IMA Analysis

Saturday May 2, 2020

A Less Liberal World

Speaker:  Adit Jain,Editorial Director, IMA India

A less liberal world

The liberal democracies of the European Union, in the wake of the pandemic, have totally reversed their approach on the freedom of movement of people and goods. National borders, by most European countries, were quickly sealed and restrictions levied on the export of medical supplies, food and other essentials. America, under the Trump administration, in resonance with its stated ‘America First’ policy, ordered its companies to divert what it considers essential supplies to the domestic market. Previously, the White House had banned the sale of critical electronic components to Chinese manufacturers including Huawei and encouraged its allies across the world not to place orders, for the new generation 5G telecom network, with the Chinese company.

Knee jerk reactions usually happen in a crisis where liberal values give way to survival. Some believe that this time, however, national policies will change more permanently. Dependence on imports would reduce through a greater thrust towards domestic manufacturing and self-reliance. A liberal order may give way to nationalism. The global supply chain is currently China-centric but this may possibly change. Japanese industry is working on a longer-term plan to relocate some manufacturing out of China and back to Japan. In a post Covid 19 world, it is possible that many countries will encourage this, perhaps even enforce it, through the imposition of higher tariffs, compelling industry to conform. As a start, many countries have tweaked foreign investment rules to stop the takeover of their companies by foreign buyers. Such clamp-downs may continue even after the pandemic has been arrested and some form of normality returns.

Multinational companies will be forced to re-examine their manufacturing strategies and set up operations in what they consider important markets. Effectively, protectionist government policies will determine strategy, as opposed to costs and logistics. Unwinding global supply chains is bound to be cumbersome and pricy, but companies may find themselves limited for choice. Governments may force them to do so. The current jostle for drugs, masks, medical gowns and other supplies has created an appalling distrust between nations and acrimonious brawls have followed. As larger nations such as America enforce domestic interests and local manufacturing, others are bound to follow.

The European ideals of a borderless region that combats social exclusion and discrimination and promotes economic and territorial cohesion, has been abruptly discarded in favour of national interest, at the first sign of trouble. Smaller member countries of the European Union, with limited clout or leverage, will surely remember this. In any case, the battle lines appear to be drawn between the Southern European countries that desperately need money and the Northern ones, in the Hanseatic League, that effectively provide it. Economies like Italy, Spain and Greece are in serious trouble and unless they are bailed out, may have no option but to pull out of the single currency mechanism. Public opinion in Italy has always been anti-Europe and would only strengthen in the months ahead.

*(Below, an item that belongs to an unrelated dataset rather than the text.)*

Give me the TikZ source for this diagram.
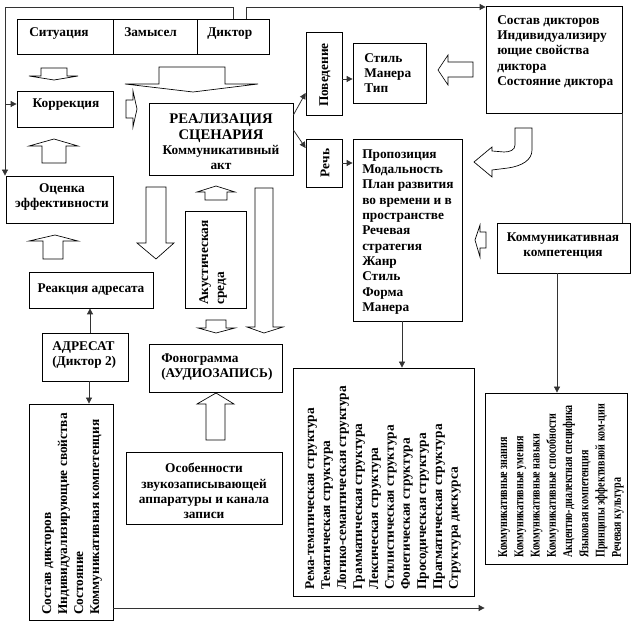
\documentclass[tikz,border=0pt]{standalone}
\usepackage{fontspec}
\setmainfont{Liberation Serif}
\newfontfamily\condfont[FakeStretch=0.75]{Liberation Serif Bold}
\usetikzlibrary{arrows.meta,fit}
\begin{document}
\begin{tikzpicture}[x=0.75pt,y=-0.75pt,
  box/.style={draw, line width=0.6pt, inner sep=0pt},
  txt/.style={font=\fontsize{10}{11.5}\selectfont\bfseries, inner sep=0pt},
  rtxt/.style={font=\fontsize{10}{12}\selectfont\bfseries, inner sep=0pt, rotate=90, anchor=north west, align=left},
  conn/.style={draw=black!80, line width=0.6pt, -{Triangle[length=4.5pt,width=4.5pt]}},
  plain/.style={draw=black!80, line width=0.6pt},
  hollow/.style={draw, line width=0.5pt, fill=white}]
\useasboundingbox (0,0) rectangle (640,627);

% ---- boxes ----
\node[box, fit={(17,19)(113,54)}] (sit) {};
\node[box, fit={(113,19)(197,54)}] (zam) {};
\node[box, fit={(197,19)(269,54)}] (dik) {};
\node[txt, anchor=base west] (tsit) at (29,37) {Ситуация};
\node[txt, anchor=base west] (tzam) at (124,37) {Замысел};
\node[txt, anchor=base west] (tdik) at (207,37) {Диктор};

\node[box, fit={(17,91)(113,127)}] (korr) {};
\node[txt] (tkorr) at (66,105) {Коррекция};

\node[box, fit={(149,103)(293,175)}] (real) {};
\node[txt, align=center] (treal) at (221,142) {{\fontsize{11}{11.25}\selectfont РЕАЛИЗАЦИЯ}\\{\fontsize{11}{11.25}\selectfont СЦЕНАРИЯ}\\Коммуникативный\\акт};

\node[box, fit={(306,32)(342,115)}] (pov) {};
\node[txt, rotate=90] (tpov) at (325,75) {Поведение};

\node[box, fit={(353,43)(426,103)}] (stil) {};
\node[txt, anchor=west, align=left] (tstil) at (364,73) {Стиль\\Манера\\Тип};

\node[box, fit={(486,6)(622,113)}] (sost) {};
\node[txt, anchor=west, align=left, font=\fontsize{10}{11.6}\selectfont\bfseries] (tsost) at (497,52) {Состав дикторов\\Индивидуализиру\\ющие свойства\\диктора\\Состояние диктора};

\node[box, fit={(306,139)(342,187)}] (rech) {};
\node[txt, rotate=90] (trech) at (325,163) {Речь};

\node[box, fit={(353,139)(462,321)}] (prop) {};
\node[txt, anchor=west, align=left] (tprop) at (362,232) {Пропозиция\\Модальность\\План развития\\во времени и в\\пространстве\\Речевая\\стратегия\\Жанр\\Стиль\\Форма\\Манера};

\node[box, fit={(497,223)(630,273)}] (komp) {};
\node[txt, align=center] (tkomp) at (563,246) {Коммуникативная\\компетенция};

\node[box, fit={(6,176)(113,223)}] (otsen) {};
\node[txt, align=center] (totsen) at (62,197) {Оценка\\эффективности};

\node[box, fit={(29,272)(153,308)}] (reak) {};
\node[txt] (treak) at (91,290) {Реакция адресата};

\node[box, fit={(42,333)(128,381)}] (adr) {};
\node[txt, anchor=west, align=left] (tadr) at (52,355) {АДРЕСАТ\\(Диктор 2)};

\node[box, fit={(185,211)(246,308)}] (akus) {};
\node[rtxt] (takus) at (199,305) {Акустическая\\среда};

\node[box, fit={(149,344)(282,392)}] (fono) {};
\node[txt, anchor=west, align=left] (tfono) at (161,367) {Фонограмма\\(АУДИОЗАПИСЬ)};

\node[box, fit={(126,452)(282,524)}] (osob) {};
\node[txt, align=center] (tosob) at (204,491) {Особенности\\звукозаписывающей\\аппаратуры и канала\\записи};

\node[box, fit={(29,404)(113,620)}] (adrsv) {};
\node[rtxt] (tadrsv) at (42,615) {Состав дикторов\\Индивидуализирующие свойства\\Состояние\\Коммуникативная компетенция};

\node[box, fit={(293,368)(474,596)}] (rema) {};
\node[rtxt] (trema) at (305,590) {Рема-тематическая структура\\Тематическая структура\\Логико-семантическая структура\\Грамматическая структура\\Лексическая структура\\Стилистическая структура\\Фонетическая структура\\Просодическая структура\\Прагматическая структура\\Структура дискурса};

\node[box, fit={(485,393)(627,564)}] (kzn) {};
\node[rtxt, font=\fontsize{10}{12.2}\selectfont\condfont] (tkzn) at (498,558) {Коммуникативные знания\\Коммуникативные умения\\Коммуникативные навыки\\Коммуникативные способности\\Акцентно-диалектная специфика\\Языковая компетенция\\Принципы эффективной ком-ции\\Речевая культура};

% ---- connectors ----
\coordinate (c1) at (233,7);
\coordinate (c2) at (5,7);
\coordinate (c3) at (5,104);
\coordinate (c4) at (246,7);
\draw[plain] (dik.north) -- (c1) -- (c2) -- (c3);
\draw[conn] (c3) -- (c3 |- otsen.north);
\draw[conn] (c3) -- (c3 -| korr.west);
\draw[conn] (dik.north -| c4) -- (c4) -- (c4 -| sost.west);
\draw[plain] (sost.south east) -- (sost.east |- komp.north);

\draw[conn] (real.east |- 0,115) -- (pov.west |- 0,93);
\draw[conn] (real.east |- 0,130) -- (rech.west |- 0,148);
\draw[conn] (pov.east |- 0,79) -- (stil.west |- 0,79);
\draw[conn] (rech.east |- 0,163) -- (prop.west |- 0,163);
\draw[conn] (prop.south -| 402,0) -- (rema.north -| 402,0);
\draw[conn] (komp.south -| 557,0) -- (kzn.north -| 557,0);
\draw[conn] (adrsv.east |- 0,608) -- (kzn.west |- 0,608);
\draw[conn] (adr.north -| 90,0) -- (reak.south -| 90,0);
\draw[conn] (adr.south -| 89,0) -- (adrsv.north -| 89,0);

% ---- hollow arrows ----
\draw[hollow] (41,68)--(67,68)--(67,76)--(78,76)--(54,80)--(29,76)--(41,76)--cycle;
\draw[hollow] (159,67)--(225,67)--(225,84)--(258,84)--(193,92)--(125,84)--(159,84)--cycle;
\draw[hollow] (126,100)--(133,100)--(133,91)--(137,109)--(133,127)--(133,118)--(126,118)--cycle;
\draw[hollow] (42,163)--(42,146)--(29,146)--(54,139)--(78,146)--(66,146)--(66,163)--cycle;
\draw[hollow] (43,259)--(43,241)--(29,241)--(55,235)--(78,241)--(63,241)--(63,259)--cycle;
\draw[hollow] (146,187)--(166,187)--(166,243)--(174,243)--(156,259)--(137,243)--(146,243)--cycle;
\draw[hollow] (205,200)--(205,192)--(197,192)--(216,186)--(235,192)--(227,192)--(227,200)--cycle;
\draw[hollow] (206,320)--(226,320)--(226,328)--(235,328)--(216,333)--(198,328)--(206,328)--cycle;
\draw[hollow] (255,188)--(273,188)--(273,327)--(283,327)--(264,333)--(247,327)--(255,327)--cycle;
\draw[hollow] (206,440)--(206,404)--(197,404)--(216,393)--(234,404)--(225,404)--(225,440)--cycle;
\draw[hollow] (473,62)--(448,62)--(448,55)--(438,70)--(448,85)--(448,77)--(473,77)--cycle;
\draw[hollow] (486,232)--(480,232)--(480,225)--(475,240)--(480,257)--(480,248)--(486,248)--cycle;
\draw[hollow] (515,128) -- (515,145) .. controls (515,150) and (510,152) .. (504,152) -- (492,151) -- (492,147) -- (474,162) -- (492,177) -- (492,170) -- (508,168) .. controls (522,166) and (532,160) .. (532,150) -- (532,128) -- cycle;
\end{tikzpicture}
\end{document}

Over the past few years, the post-war liberal order has slowly been eroded with nationalism gaining momentum across the world. Political parties that were previously in the fringes are now more centre stage. They are either in a position to persuasively influence policy or, in some countries, actually form it. This applies to much of Europe, Latin America and Asia Pacific. A less liberal world will change the rules of business. Manages must start thinking about this, once the present crisis is out of the way.